Le poids du monde arabe dans les relations internationales renforce l'expansion et le regain d'influence de l'islam en Afrique noire : campagnes de conversion, mais aussi vagues de fanatisme religieux marquent des pays comme le Ghana ou les provinces septentrionales du géant de l'Afrique qu'est le Nigeria. L'islam, et en particulier ses confréries, est présent dans tout l'Ouest africain, notamment dans des pays comme le Sénégal et la Mauritanie, qui ont connu l'activisme intégriste de Ahmed Niasse, l'ayatollah de Kaolack.

En Asie aussi, dont on oublie souvent qu'elle compte les pays musulmans les plus peuplés, l'islam apparaît sous son double aspect traditionnel : système sociopolitique autoritaire et réactionnaire, dans un pays comme le Pakistan où l'islamisation de la vie quotidienne se poursuit sous la loi martiale, mais aussi idéologie de révolte et de libération.
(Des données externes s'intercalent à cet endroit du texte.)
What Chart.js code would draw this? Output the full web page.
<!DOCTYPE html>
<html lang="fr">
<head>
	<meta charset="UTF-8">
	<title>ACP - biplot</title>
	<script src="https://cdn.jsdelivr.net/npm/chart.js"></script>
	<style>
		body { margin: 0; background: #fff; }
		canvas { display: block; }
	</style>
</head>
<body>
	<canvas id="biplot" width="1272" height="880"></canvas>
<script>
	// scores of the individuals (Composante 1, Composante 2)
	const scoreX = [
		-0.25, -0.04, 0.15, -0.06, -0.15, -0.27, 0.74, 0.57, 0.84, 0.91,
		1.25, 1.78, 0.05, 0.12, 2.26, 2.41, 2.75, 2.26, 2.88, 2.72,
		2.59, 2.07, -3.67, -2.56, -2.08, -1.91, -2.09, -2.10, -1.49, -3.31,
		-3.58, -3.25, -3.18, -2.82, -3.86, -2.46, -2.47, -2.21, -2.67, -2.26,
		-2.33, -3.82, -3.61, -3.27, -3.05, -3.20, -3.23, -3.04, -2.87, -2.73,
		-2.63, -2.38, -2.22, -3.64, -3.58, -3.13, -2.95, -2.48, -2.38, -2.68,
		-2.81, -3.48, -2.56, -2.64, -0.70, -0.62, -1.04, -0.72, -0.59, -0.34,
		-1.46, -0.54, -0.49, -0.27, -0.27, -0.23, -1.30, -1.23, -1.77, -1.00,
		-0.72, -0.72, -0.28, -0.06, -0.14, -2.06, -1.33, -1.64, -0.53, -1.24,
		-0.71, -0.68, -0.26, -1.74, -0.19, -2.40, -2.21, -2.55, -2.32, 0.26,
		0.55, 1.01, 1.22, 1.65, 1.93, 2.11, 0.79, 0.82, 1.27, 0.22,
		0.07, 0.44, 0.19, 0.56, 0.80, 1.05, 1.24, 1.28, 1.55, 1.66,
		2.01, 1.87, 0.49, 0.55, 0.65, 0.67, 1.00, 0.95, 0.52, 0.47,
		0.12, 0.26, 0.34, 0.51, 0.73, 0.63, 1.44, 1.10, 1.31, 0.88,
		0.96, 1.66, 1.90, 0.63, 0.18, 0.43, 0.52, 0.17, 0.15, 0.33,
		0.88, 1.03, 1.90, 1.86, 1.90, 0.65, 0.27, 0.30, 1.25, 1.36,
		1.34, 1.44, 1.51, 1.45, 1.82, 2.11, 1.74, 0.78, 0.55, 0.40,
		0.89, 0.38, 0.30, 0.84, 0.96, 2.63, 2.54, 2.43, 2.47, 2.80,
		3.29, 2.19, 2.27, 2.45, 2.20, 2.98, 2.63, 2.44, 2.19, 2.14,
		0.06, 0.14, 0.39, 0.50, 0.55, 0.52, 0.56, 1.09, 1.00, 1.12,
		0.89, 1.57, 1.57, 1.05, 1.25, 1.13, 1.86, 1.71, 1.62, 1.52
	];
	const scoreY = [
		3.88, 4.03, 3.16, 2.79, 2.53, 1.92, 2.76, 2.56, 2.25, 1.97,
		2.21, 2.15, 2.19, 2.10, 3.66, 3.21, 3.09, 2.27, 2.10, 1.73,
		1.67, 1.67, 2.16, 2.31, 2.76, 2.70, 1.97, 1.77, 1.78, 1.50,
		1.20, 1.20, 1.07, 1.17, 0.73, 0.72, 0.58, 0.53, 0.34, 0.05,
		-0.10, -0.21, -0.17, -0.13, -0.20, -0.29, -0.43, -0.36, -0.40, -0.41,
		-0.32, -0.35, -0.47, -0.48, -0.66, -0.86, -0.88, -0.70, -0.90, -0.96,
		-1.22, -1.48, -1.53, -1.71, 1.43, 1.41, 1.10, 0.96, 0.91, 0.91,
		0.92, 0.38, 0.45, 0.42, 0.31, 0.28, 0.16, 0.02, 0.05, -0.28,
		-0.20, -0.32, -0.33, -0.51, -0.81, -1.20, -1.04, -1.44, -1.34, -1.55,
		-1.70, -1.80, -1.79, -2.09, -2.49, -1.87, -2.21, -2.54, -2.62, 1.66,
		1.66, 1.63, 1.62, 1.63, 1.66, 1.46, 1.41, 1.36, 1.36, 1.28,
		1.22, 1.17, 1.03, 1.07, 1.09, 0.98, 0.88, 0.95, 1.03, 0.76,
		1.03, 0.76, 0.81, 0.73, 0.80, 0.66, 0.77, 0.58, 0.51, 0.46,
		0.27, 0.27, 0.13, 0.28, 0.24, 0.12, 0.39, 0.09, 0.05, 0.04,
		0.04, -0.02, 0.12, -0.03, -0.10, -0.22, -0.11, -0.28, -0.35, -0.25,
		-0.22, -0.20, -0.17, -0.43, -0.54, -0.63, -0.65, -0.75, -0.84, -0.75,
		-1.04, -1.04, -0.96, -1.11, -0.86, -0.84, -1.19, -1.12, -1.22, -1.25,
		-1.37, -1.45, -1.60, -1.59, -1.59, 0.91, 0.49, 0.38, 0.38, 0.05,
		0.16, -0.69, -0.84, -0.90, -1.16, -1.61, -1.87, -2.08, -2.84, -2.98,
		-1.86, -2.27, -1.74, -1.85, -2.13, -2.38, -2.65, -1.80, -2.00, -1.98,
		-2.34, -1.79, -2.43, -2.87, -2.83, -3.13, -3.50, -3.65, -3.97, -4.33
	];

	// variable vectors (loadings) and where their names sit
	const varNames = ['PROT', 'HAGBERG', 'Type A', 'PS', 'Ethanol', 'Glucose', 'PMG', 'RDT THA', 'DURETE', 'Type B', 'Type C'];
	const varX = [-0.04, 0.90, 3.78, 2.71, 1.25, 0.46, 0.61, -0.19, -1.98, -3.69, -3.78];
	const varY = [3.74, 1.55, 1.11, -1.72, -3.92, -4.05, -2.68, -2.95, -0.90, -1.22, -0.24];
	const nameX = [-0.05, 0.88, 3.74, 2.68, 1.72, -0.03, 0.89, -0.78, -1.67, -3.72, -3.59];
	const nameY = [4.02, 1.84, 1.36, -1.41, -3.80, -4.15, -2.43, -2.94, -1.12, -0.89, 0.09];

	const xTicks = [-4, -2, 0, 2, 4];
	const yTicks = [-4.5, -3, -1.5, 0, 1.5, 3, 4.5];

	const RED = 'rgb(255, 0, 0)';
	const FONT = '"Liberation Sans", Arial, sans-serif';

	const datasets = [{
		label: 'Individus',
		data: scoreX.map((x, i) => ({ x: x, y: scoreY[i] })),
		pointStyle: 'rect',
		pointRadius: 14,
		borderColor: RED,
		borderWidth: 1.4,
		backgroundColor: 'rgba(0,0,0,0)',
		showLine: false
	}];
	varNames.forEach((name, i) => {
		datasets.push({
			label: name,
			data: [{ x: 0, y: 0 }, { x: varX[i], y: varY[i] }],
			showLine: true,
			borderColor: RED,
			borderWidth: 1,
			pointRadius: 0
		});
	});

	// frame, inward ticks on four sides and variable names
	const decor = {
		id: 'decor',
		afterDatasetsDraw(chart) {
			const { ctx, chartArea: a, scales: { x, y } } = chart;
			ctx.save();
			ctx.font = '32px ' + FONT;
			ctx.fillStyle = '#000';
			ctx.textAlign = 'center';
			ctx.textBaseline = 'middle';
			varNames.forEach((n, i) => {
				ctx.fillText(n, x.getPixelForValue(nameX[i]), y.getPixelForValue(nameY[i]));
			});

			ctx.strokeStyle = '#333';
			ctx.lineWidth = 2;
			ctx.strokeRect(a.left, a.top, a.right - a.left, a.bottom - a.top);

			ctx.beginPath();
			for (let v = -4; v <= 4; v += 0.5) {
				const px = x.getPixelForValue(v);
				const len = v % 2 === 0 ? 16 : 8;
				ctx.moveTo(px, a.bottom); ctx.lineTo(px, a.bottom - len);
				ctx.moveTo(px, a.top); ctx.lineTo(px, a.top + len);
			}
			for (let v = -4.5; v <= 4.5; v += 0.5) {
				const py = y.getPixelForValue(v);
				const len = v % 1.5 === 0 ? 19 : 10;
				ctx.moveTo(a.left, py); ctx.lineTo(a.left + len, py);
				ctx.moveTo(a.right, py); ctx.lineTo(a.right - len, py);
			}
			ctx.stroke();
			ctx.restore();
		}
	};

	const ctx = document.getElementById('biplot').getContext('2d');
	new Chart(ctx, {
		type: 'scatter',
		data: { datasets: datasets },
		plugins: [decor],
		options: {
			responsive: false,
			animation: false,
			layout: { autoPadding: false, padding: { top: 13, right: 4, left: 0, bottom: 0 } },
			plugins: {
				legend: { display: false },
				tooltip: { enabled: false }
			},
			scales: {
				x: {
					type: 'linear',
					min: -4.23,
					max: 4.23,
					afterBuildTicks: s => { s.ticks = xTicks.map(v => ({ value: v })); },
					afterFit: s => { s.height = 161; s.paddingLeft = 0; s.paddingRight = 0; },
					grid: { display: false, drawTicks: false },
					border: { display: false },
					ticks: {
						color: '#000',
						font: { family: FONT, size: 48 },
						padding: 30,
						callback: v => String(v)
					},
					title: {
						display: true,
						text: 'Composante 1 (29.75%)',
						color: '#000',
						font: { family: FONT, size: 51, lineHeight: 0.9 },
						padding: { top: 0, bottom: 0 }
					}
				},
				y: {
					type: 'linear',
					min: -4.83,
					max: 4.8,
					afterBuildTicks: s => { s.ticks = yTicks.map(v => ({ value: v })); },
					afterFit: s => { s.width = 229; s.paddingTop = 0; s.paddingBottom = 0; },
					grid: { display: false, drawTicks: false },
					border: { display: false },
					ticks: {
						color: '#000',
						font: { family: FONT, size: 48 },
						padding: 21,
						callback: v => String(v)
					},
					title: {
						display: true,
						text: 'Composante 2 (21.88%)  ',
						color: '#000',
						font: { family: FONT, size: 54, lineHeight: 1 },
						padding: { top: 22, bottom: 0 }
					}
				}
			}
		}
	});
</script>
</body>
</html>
C'est ainsi qu'en Inde des harijan (intouchables) se convertissent massivement à l'islam pour échapper à l'oppression du système des castes, tandis qu'aux Philippines, malgré le ralentissement de l'aide extérieure, le Front moro de libération nationale résiste efficacement à l'armée du président Marcos, dans les îles méridionales de l'archipel.

Europe

En Europe, où vivent de fortes communautés musulmanes, composées notamment de travailleurs immigrés, se pose la question de la place de ces groupes sociaux, et de leur culture, dans la société. À Paris même, un site prestigieux, face à l'île de la Cité, est choisi pour le futur Institut du monde arabe, et le gouvernement annonce, en février 1982, la création d'un Institut d'études supérieures pour les jeunes Français musulmans.

Mais c'est au cœur même du monde arabo-musulman que l'on peut saisir toute l'ampleur du rôle nouveau que joue l'islam dans la vie politique, sociale et culturelle. Les mouvements nationalistes et progressistes, à la phraséologie marxiste et tiers-mondiste, se sont peu à peu transformés en systèmes politiques policiers, répressifs et corrompus.
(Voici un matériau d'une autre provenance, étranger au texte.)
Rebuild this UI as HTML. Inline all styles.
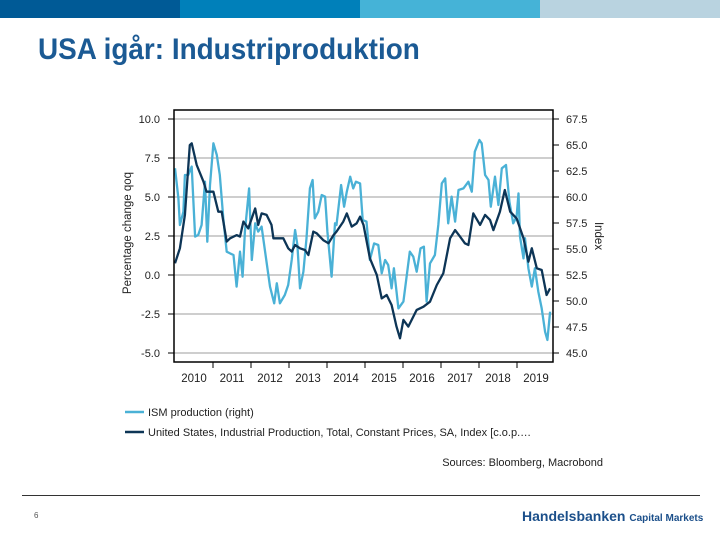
<!DOCTYPE html>
<html><head><meta charset="utf-8"><style>
body{margin:0;width:720px;height:540px;overflow:hidden;background:#fff;font-family:"Liberation Sans",sans-serif;position:relative}
.bar{position:absolute;top:0;height:18px;width:180px}
</style></head><body>
<div class="bar" style="left:0;background:#005a96"></div>
<div class="bar" style="left:180px;background:#0080ba"></div>
<div class="bar" style="left:360px;background:#45b3d7"></div>
<div class="bar" style="left:540px;background:#b9d3e0"></div>
<div style="position:absolute;left:38px;top:33px;font-size:30px;font-weight:bold;color:#1b5a94;white-space:nowrap;transform:scaleX(0.93);transform-origin:left">USA igår: Industriproduktion</div>
<svg id="chart" width="720" height="540" style="position:absolute;left:0;top:0" font-family="Liberation Sans, sans-serif"></svg>
<div style="position:absolute;left:22px;top:495px;width:678px;height:1px;background:#333"></div>
<div style="position:absolute;left:34px;top:511px;font-size:8px;color:#555">6</div>
<div style="position:absolute;left:522px;top:508px;color:#1b4f8a;font-weight:bold;font-size:14px;white-space:nowrap">Handelsbanken <span style="font-size:10px">Capital Markets</span></div>
<script>
const leftTicks=[10.0,7.5,5.0,2.5,0.0,-2.5,-5.0];
const rightTicks=[67.5,65.0,62.5,60.0,57.5,55.0,52.5,50.0,47.5,45.0];
const years=[2010,2011,2012,2013,2014,2015,2016,2017,2018,2019];
const ipDates=[2010.00,2010.13,2010.26,2010.39,2010.44,2010.57,2010.75,2010.83,2011.01,2011.14,2011.23,2011.36,2011.45,2011.62,2011.71,2011.80,2011.93,2012.11,2012.19,2012.28,2012.41,2012.54,2012.59,2012.68,2012.85,2012.98,2013.07,2013.16,2013.29,2013.42,2013.51,2013.64,2013.73,2013.90,2014.04,2014.17,2014.25,2014.43,2014.52,2014.65,2014.78,2014.87,2014.96,2015.13,2015.31,2015.44,2015.57,2015.70,2015.83,2015.92,2016.01,2016.14,2016.36,2016.54,2016.71,2016.89,2017.06,2017.24,2017.37,2017.50,2017.63,2017.72,2017.85,2018.03,2018.16,2018.29,2018.38,2018.55,2018.68,2018.82,2018.99,2019.17,2019.30,2019.39,2019.52,2019.65,2019.78,2019.87];
const ipValues=[0.75,1.71,3.85,8.33,8.44,7.05,5.98,5.34,5.34,4.06,4.06,2.14,2.35,2.56,2.46,3.42,2.99,4.27,3.21,3.95,3.85,3.21,2.35,2.35,2.35,1.71,1.50,1.92,1.71,1.60,1.28,2.78,2.67,2.24,2.03,2.56,2.78,3.42,3.95,3.10,3.31,3.74,3.21,1.07,0.00,-1.50,-1.28,-1.92,-3.31,-4.06,-2.88,-3.31,-2.24,-2.03,-1.71,-0.64,0.11,2.35,2.88,2.46,2.03,1.92,3.95,3.21,3.85,3.53,2.88,4.06,5.45,4.06,3.63,2.35,0.85,1.71,0.43,0.32,-1.28,-0.85];
const ismDates=[2010.00,2010.09,2010.13,2010.22,2010.26,2010.35,2010.44,2010.53,2010.61,2010.70,2010.79,2010.85,2010.92,2011.01,2011.10,2011.18,2011.27,2011.36,2011.45,2011.54,2011.62,2011.71,2011.78,2011.84,2011.95,2012.02,2012.11,2012.19,2012.28,2012.37,2012.50,2012.61,2012.68,2012.76,2012.89,2012.98,2013.07,2013.16,2013.22,2013.29,2013.38,2013.46,2013.55,2013.62,2013.68,2013.77,2013.86,2013.95,2014.01,2014.12,2014.21,2014.25,2014.37,2014.45,2014.52,2014.61,2014.69,2014.76,2014.87,2014.94,2015.04,2015.13,2015.24,2015.35,2015.44,2015.53,2015.61,2015.70,2015.76,2015.88,2016.01,2016.18,2016.27,2016.36,2016.46,2016.55,2016.62,2016.71,2016.84,2016.93,2017.02,2017.11,2017.19,2017.28,2017.37,2017.46,2017.59,2017.72,2017.81,2017.89,2018.01,2018.07,2018.16,2018.25,2018.31,2018.42,2018.51,2018.60,2018.71,2018.80,2018.90,2018.99,2019.04,2019.08,2019.17,2019.21,2019.30,2019.39,2019.47,2019.56,2019.65,2019.74,2019.80,2019.87];
const ismValues=[62.76,59.87,57.31,58.59,62.12,62.12,62.92,56.19,56.35,57.31,61.47,55.70,61.15,65.16,64.04,62.12,57.95,54.74,54.58,54.42,51.38,54.74,52.34,56.67,60.83,53.94,57.47,56.67,57.15,54.74,51.38,49.78,51.70,49.78,50.58,51.54,53.94,56.83,55.38,51.22,52.82,56.03,60.83,61.63,57.95,58.59,60.19,60.03,56.67,52.34,57.47,57.31,61.15,59.07,60.51,61.95,60.83,61.47,61.31,57.79,57.63,53.94,55.54,55.38,52.66,53.94,53.46,51.22,53.14,49.29,49.94,54.74,54.26,52.82,55.06,55.22,49.94,53.62,54.42,57.31,61.31,61.79,57.47,60.03,57.63,60.67,60.83,61.47,60.51,64.36,65.48,65.16,62.12,61.63,59.07,61.95,59.23,62.76,63.08,59.55,57.47,58.11,60.35,56.19,54.10,56.03,53.14,51.38,53.14,50.90,49.29,47.04,46.25,48.97];

const svg=document.getElementById('chart');const NS='http://www.w3.org/2000/svg';
function mk(t,a,p){const e=document.createElementNS(NS,t);for(const k in a)e.setAttribute(k,a[k]);(p||svg).appendChild(e);return e;}
const L=174,R=553,T=110,B=362;
const xS=d=>175+(d-2010)*38;
const yL=v=>119+(10-v)*15.6;
const yR=v=>119+(67.5-v)*(234/22.5);
leftTicks.forEach(v=>{
  const g=mk('line',{x1:L,x2:R,y1:yL(v),y2:yL(v),stroke:'#bdbdbd','stroke-width':1.5});
  
  
  mk('line',{x1:L-6,x2:L,y1:yL(v),y2:yL(v),stroke:'#000'});
  const t=mk('text',{x:160,y:yL(v)+4,'text-anchor':'end','font-size':11,fill:'#222'});t.textContent=v.toFixed(1);
  
  
});
rightTicks.forEach(v=>{
  mk('line',{x1:R,x2:R+6,y1:yR(v),y2:yR(v),stroke:'#000'});
  const t=mk('text',{x:566,y:yR(v)+4,'font-size':11,fill:'#222'});t.textContent=v.toFixed(1);
  
  
});
years.forEach(y=>{
  if(y>2010)mk('line',{x1:xS(y),x2:xS(y),y1:B,y2:B+6,stroke:'#000'});
  const t=mk('text',{x:xS(y+0.5),y:382,'text-anchor':'middle','font-size':11.5,fill:'#222'});t.textContent=y;
  
  
});
function line(ds,vs,sc,col,name){
  const p=mk('polyline',{points:ds.map((d,i)=>xS(d).toFixed(1)+','+sc(vs[i]).toFixed(1)).join(' '),fill:'none',stroke:col,'stroke-width':2.3,'stroke-linejoin':'round'});
  
  
}
line(ismDates,ismValues,yR,'#4ab1d6','ism-production-line');
line(ipDates,ipValues,yL,'#0d3556','industrial-production-line');
const fr=mk('rect',{x:L,y:T,width:R-L,height:B-T,fill:'none',stroke:'#000','stroke-width':1.5});


let t=mk('text',{x:0,y:0,'font-size':11.5,fill:'#222','text-anchor':'middle',transform:'translate(131,233) rotate(-90)'});t.textContent='Percentage change qoq';


t=mk('text',{x:0,y:0,'font-size':11.5,fill:'#222','text-anchor':'middle',transform:'translate(595,236) rotate(90)'});t.textContent='Index';


mk('line',{x1:125,x2:144,y1:412,y2:412,stroke:'#4ab1d6','stroke-width':2.5});
t=mk('text',{x:148,y:416,'font-size':11,fill:'#222'});t.textContent='ISM production (right)';


mk('line',{x1:125,x2:144,y1:432,y2:432,stroke:'#0d3556','stroke-width':2.5});
t=mk('text',{x:148,y:436,'font-size':11,fill:'#222'});t.textContent='United States, Industrial Production, Total, Constant Prices, SA, Index [c.o.p.…';


t=mk('text',{x:603,y:466,'font-size':11,fill:'#222','text-anchor':'end'});t.textContent='Sources: Bloomberg, Macrobond';


</script>
</body></html>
Le développement économique n'a profité qu'à un petit nombre, augmentant les frustrations des laissés-pour-compte du progrès, bien souvent paysans déracinés qui s'entassent dans les banlieues et les bidonvilles des grands centres urbains.

Les divisions persistantes de la famille arabe et son incapacité à résoudre des problèmes vécus de façon passionnelle — comme la question palestinienne — font apparaître l'islam des premiers temps comme un âge d'or.
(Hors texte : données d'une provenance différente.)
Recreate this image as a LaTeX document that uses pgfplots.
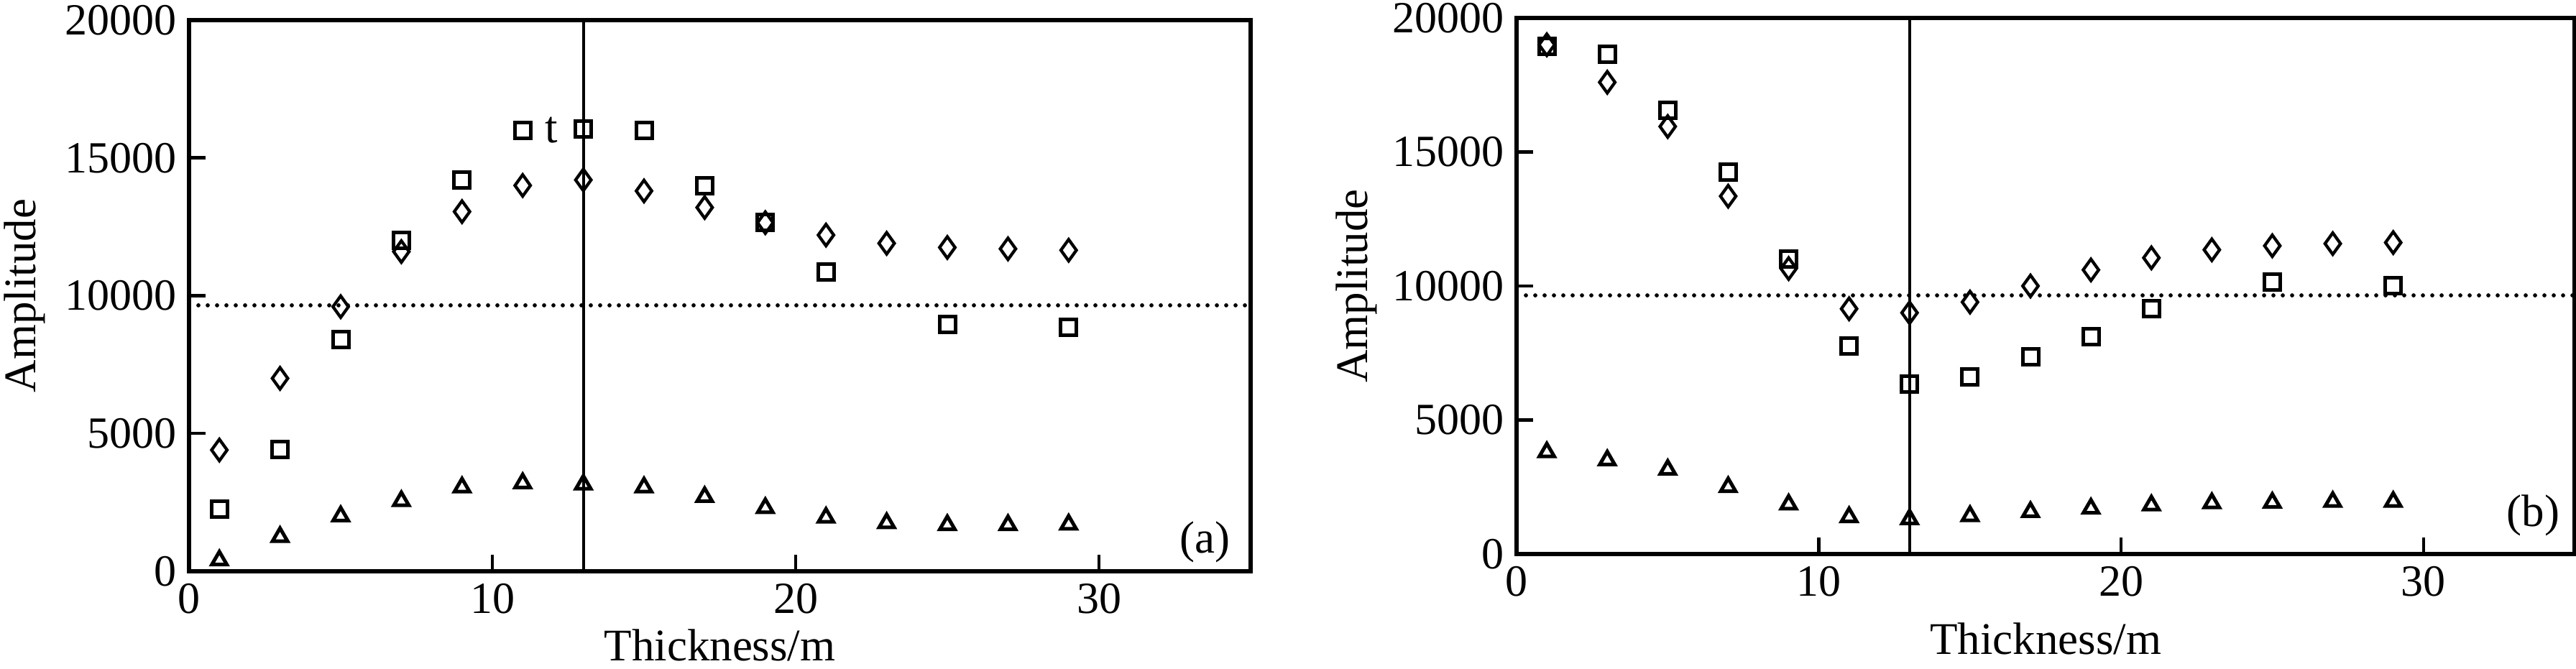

Même si quelques soubresauts — comme la grève de protestation contre le mitraillage des fidèles de la mosquée El Aqsa, à Jérusalem, largement suivie dans le monde arabe, le 14 avril 1982 —, témoignent encore d'une certaine solidarité panislamique.

Tous ces éléments font du mouvement intégriste, parfois soutenu par des pays tels que l'Iran ou l'Arabie Saoudite, un véhicule de protestation qui se répand rapidement dans la jeunesse et les milieux urbains.

Maghreb

Au Maghreb, longtemps perçu comme plus occidentalisé, les costumes et comportements islamiques apparaissent de plus en plus dans les rues des villes et dans les universités, notamment scientifiques.

En Tunisie, l'arrestation et la condamnation à de lourdes peines de prison de 107 dirigeants et militants du Mouvement de la tendance islamique, dont Rached Ghannouchi et Abd el Fattah Mourou (4 septembre 1981), ne permettent pas de réduire l'agitation. Les intégristes affrontent violemment la gauche sur le campus de l'université de Tunis, en mars et en avril 1982.

Des heurts sanglants opposent en octobre 1981 policiers et intégristes dans le Sud algérien, à Laghouat, faisant un mort. L'agitation n'épargne pas le Maroc, où le roi est pourtant aussi commandeur des croyants : de graves incidents ont lieu à Tanger en janvier 1982.

Une partie de la jeunesse trouve dans l'islam un moyen d'affirmer son identité et de contester les régimes en place. Ce phénomène est général : ainsi, au Soudan, les Frères musulmans emportent en novembre 1981 les 40 sièges étudiants au conseil de l'université de Khartoum.